The Scottish Labour Party has proposed legislation that would increase penalties for animal cruelty charges in Scotland. If passed, violators of the new law would face up to five years in jail and an unlimited amount of fines.
The bill—entitled the Animals and Wildlife (Penalties, Protections and Powers) (Scotland) Bill—was introduced in Parliament last September. It amends the Animal Health and Welfare (Scotland) Act of 2006 and the Animal Health Act of 1981. The bill unanimously passed its first stage in March and its second stage on May 26.
The Animals and Wildlife Bill aims to provide further protections to Scotland’s animals and wildlife. The bill will also introduce Finn’s Law. It was named after a police dog that was stabbed in the line of duty. Finn’s Law aims to strengthen protections for service animals like police dogs and horses.
But the Scottish Labour Party wants the bill to enforce harsher punishments for animal abusers. The group has called for amendments to the bill that would maximize punishments for severe animal cruelty crimes—such as cases of poisonings, abandonment, and mutilation.

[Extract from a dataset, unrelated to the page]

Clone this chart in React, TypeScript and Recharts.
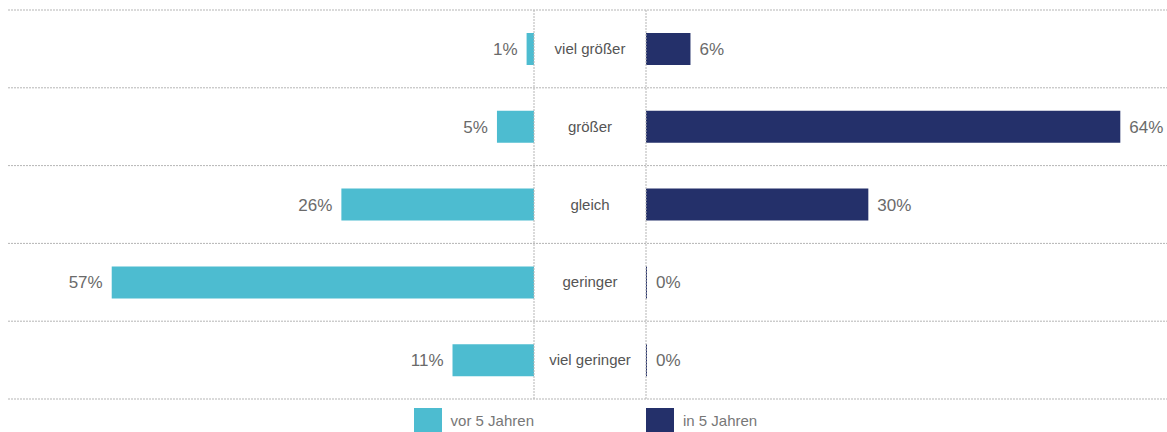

“This Bill is a step in the right direction, but Scottish Labour has listened to calls from animal welfare charities that it does not go far enough,” Colin Smyth, Scottish Labour Party politician, told STV News.
He continued: “In its current form, some of the most heinous crimes against animals such as poisoning and mutilation will still carry far too light a sentence. [T]hat is a loophole that must be closed. All animals are sentient—and cruelty to animals should be treated as a serious crime with serious consequences.”
Scotland’s Animals and Wildlife Bill
Mark Ruskell, a Scottish Green Member of the Scottish Parliament, also proposed amendments to the bill. “Moving amendments to the Animal and Wildlife etc Bill,” he wrote on Twitter. He wrote that the amendments would “extend powers of the Scottish SPCA to detect wildlife crime, make landowners responsible for damage to beaver setts, [and] use restorative justice to address wildlife offenders behavior.”
“My proposals could give this Bill real teeth by giving the SSPCA the powers they need to investigate wildlife crime,” Ruskell told STV News. He added: “Currently the service cannot gather evidence to prosecute these crimes, even when they know about them. That’s ridiculous.”
The Animals and Wildlife Bill now goes to stage three where it will be heard by the entire Parliament. Once it passes the third stage, the bill will be submitted for Royal Assent to become law.